On sait peu de choses sur l’auteur Al-Harawi. Né à Mossoul et décédé à Alep en 1215, il fut un grand voyageur et un mystique. Il a pu également être chargé de missions politiques. Il est l’auteur, entre autres, d’un Guide des lieux de pèlerinage et d’un petit traité, Le Mémoire d’al-Hawari sur les ruses de guerre, dont est issu le texte ci-dessous.
Divisé en 24 chapitres, l’ouvrage délivre des conseils aux princes, tant en matière de gouvernance que dans l’art de mener la guerre. Aya Majdi, dans sa belle préface à la réédition de ce petit livre (Abibakr Al Harawi, Stratagèmes de guerre, Éditions Rivage poche, 2025, p. 7) écrit que « ce bref traité de stratégie militaire du XIIe siècle (…), est peut-être, comme ses lointains et illustres équivalents (Le Prince et L’Art de la guerre, ndlr), l’un de ces ouvrages de l’heure appelés à survivre aux circonstances qui les ont vu naître, en produit intemporel des vicissitudes de l’histoire« .
Dans le premier chapitre, Al-Harawi dresse le portrait de celui qui, selon lui, serait un « sultan idéal », agissant avec justice et réparant « les brisés », « celui dont le nom reste gravé en bien dans les mémoires et dont s’inspirent ses successeurs ».
« La première chose qui incombe au souverain est de connaître l’ampleur des bénédictions que Dieu lui a octroyées ainsi que la bienveillance dont il l’entoure. Et qu’il sache que la plus haute grâce, celle qui est à la fois la plus élevée, bénéfique et précieuse, comprend les intérêts de l’islam et des musulmans, le développement des frontières des monothéismes, l’examen attentif des affaires des sujets, et dans l’élaboration des lois régissant les créatures. Tout cela repose sur un croyant choisi par Dieu Tout-Puissant parmi ses fidèles, qu’il rend puissant dans son pays, dont il fait son légataire et qu’il assiste dans sa mission.

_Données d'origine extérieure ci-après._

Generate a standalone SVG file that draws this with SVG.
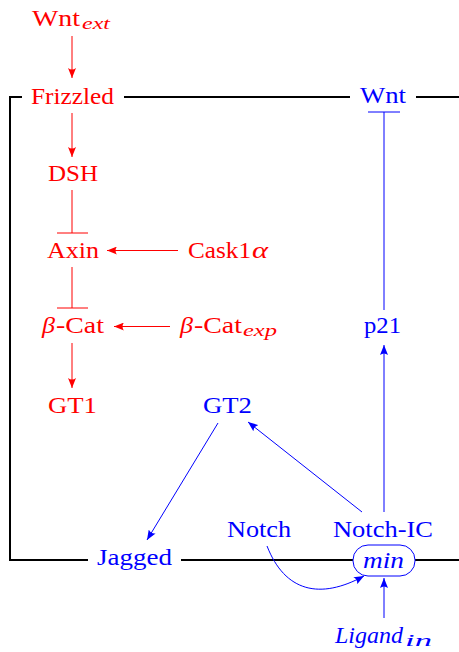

Cela,afin d’éliminer les injustices, de châtier les injustes, de secourir ceux qui souffrent, de dispenser le bienfait, de réparer les brisés, de libérer les captifs, de rendre justice à ceux qui sont opprimés face à leurs bourreaux et de distinguer entre l’ignorant et le sage tout en ne s’épargnant aucun effort pour préserver le fruit de l’islam et garantir la régularité des affaires humaines. Une fois qu’il sera conscient de cela, qu’il le comprendra, qu’il aura médité ce fait et qu’il l’aura assimilé, il lui incombe de recevoir les grâces de Dieu Très-Haut par l’expression de sa gratitude, de son obéissance et de sa bienfaisance envers ses sujets, mais en répandant la justice tout en s’opposant à l’injustice et à l’iniquité, mais encore en ordonnant le bien et en interdisant le mal, en appliquant les châtiments ordonnés par Dieu et en vivifiant la voie du Prophète, que la bénédiction et la paix de Dieu soient sur lui. En agissant ainsi, Dieu préservera ce qu’Il lui a accordé, sera son gardien contre ses ennemis, et lui apportera assistance dans l’adversité tout en veillant sur lui. Tout cela vient de la grâce divine.

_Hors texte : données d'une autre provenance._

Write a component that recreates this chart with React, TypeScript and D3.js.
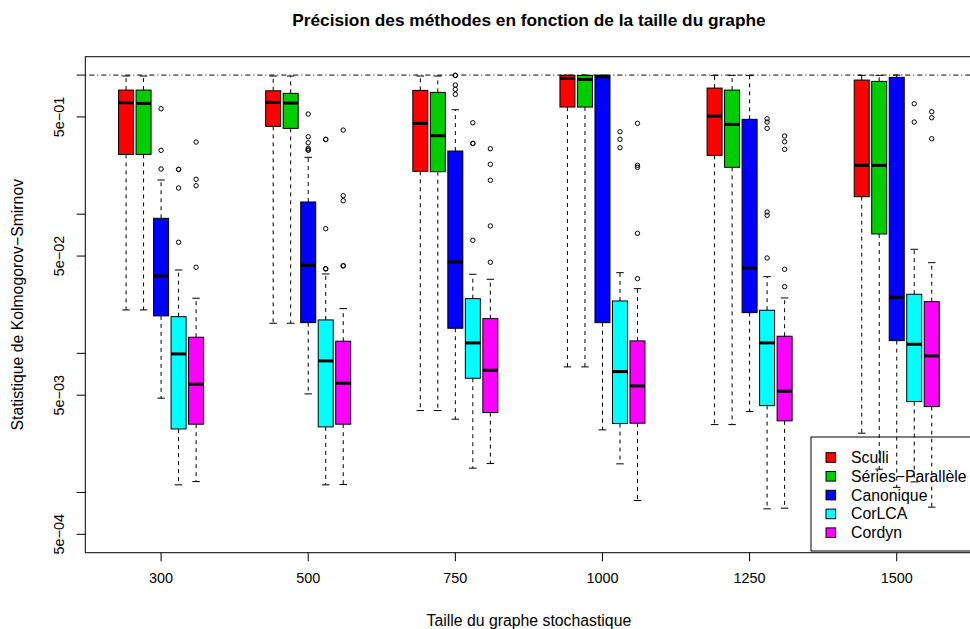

Et qu’il sache que c’est par la justice que se consolide l’ordre des affaires, tandis que l’injustice mène à leur ruine. Le plus heureux des souverains est celui dont le nom reste gravé en bien dans les mémoires et dont s’inspirent ses successeurs »
Tiré de Abibakr Al Harawi, Stratagèmes de guerre, éditions Rivage poche, 2025, extrait p. 27-28 (traduit de l’arabe par Aya Majdi).